Ahhh... here come the complaints about DTV. They will only get worse as the switchover date (2/17/09) approaches and passes. There will be an uproar, which I predicted on 2/16/06. www.tmworld.com/article/CA6308148.html


August 3, 2008
In response to: Thin-Air ATSC (And NTSC): The Friday FCC Follow-Up
jed martin commented:

actually there are many different mechanisms for signals to get propagated much further than normal. during sunspot maximum (still a few years away) ionospheric propagation can take place up into the 70Mhz range. during thunderstorm season, signals between 50 and 250Mhz can get "ducted" along a violent weather front several hundred miles with very little loss of signal strength. this actually can happen during winter storms, but is much more common with thunderstorm squall lines. i have experienced both effects multiple times with NTSC. the ionospheric sporadic E propagation usually fades in, remains stable for up to an hour or so, then begins fading out. the ducting effect is usually of short duration, rarely beyond 10 minutes, and is very unstable, accompanied by rapid "picket-fencing" of the signal, and rapid cross-fades between a local signal and a distant one. i could see how these effects could play absolute havoc with ATSC signals, since the receiver would have very confusing data streams.


August 1, 2008
In response to: Thin-Air ATSC (And NTSC): The Friday FCC Follow-Up
Larry M commented:

Multipath reception which caused only ghost images in NTSC is death on ATSC. I'm only 22 miles from the antenna farm of 4 major stations, but there is a granite outcropping across the street from me that's as high as my rooftop antenna.
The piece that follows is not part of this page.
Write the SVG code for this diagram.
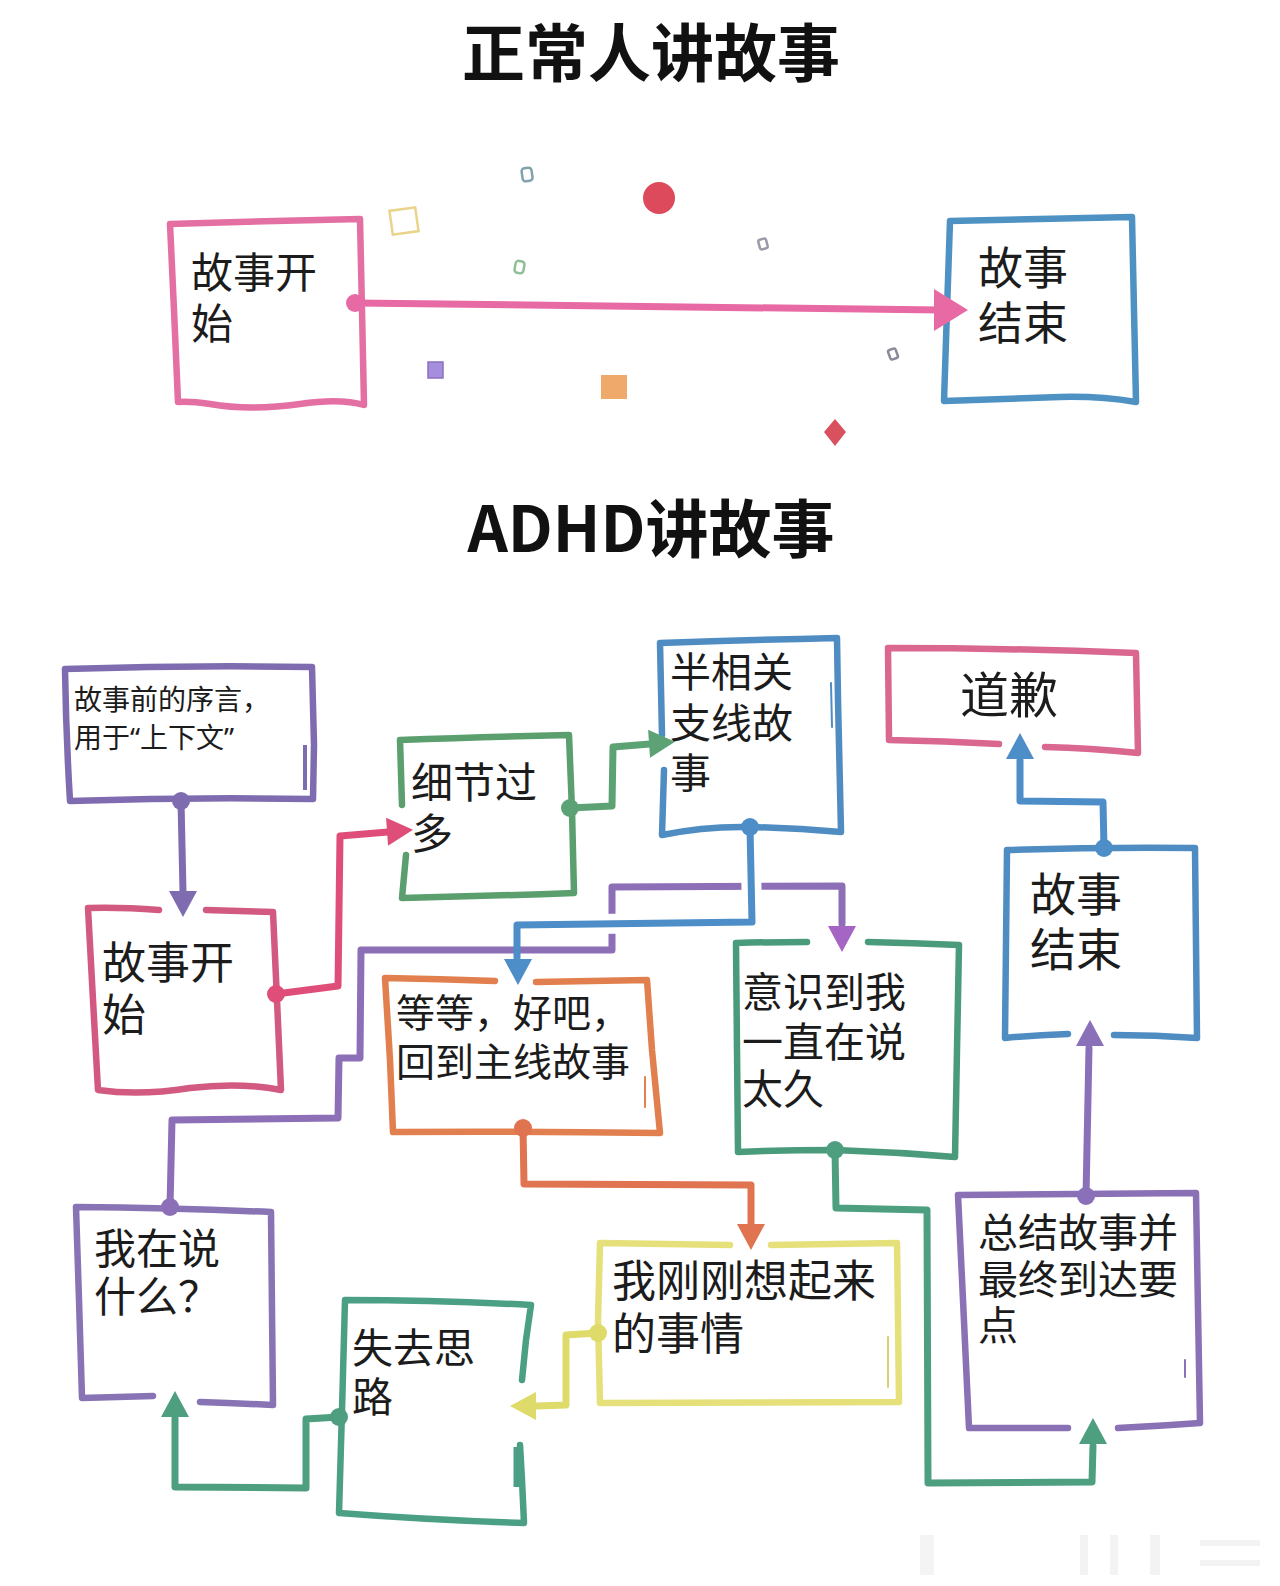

I get a bounced signal from a high-rise about a mile away that's probably as strong as the direct signal. (Old timers in the neighborhood cite coming of the high-rise as the time all the NTSC ghosts started.) For ATSC it's less important to point the antenna at the farm than it is to point the antenna's null at the high-rise. Could you be plagued with multipath reception from mountains?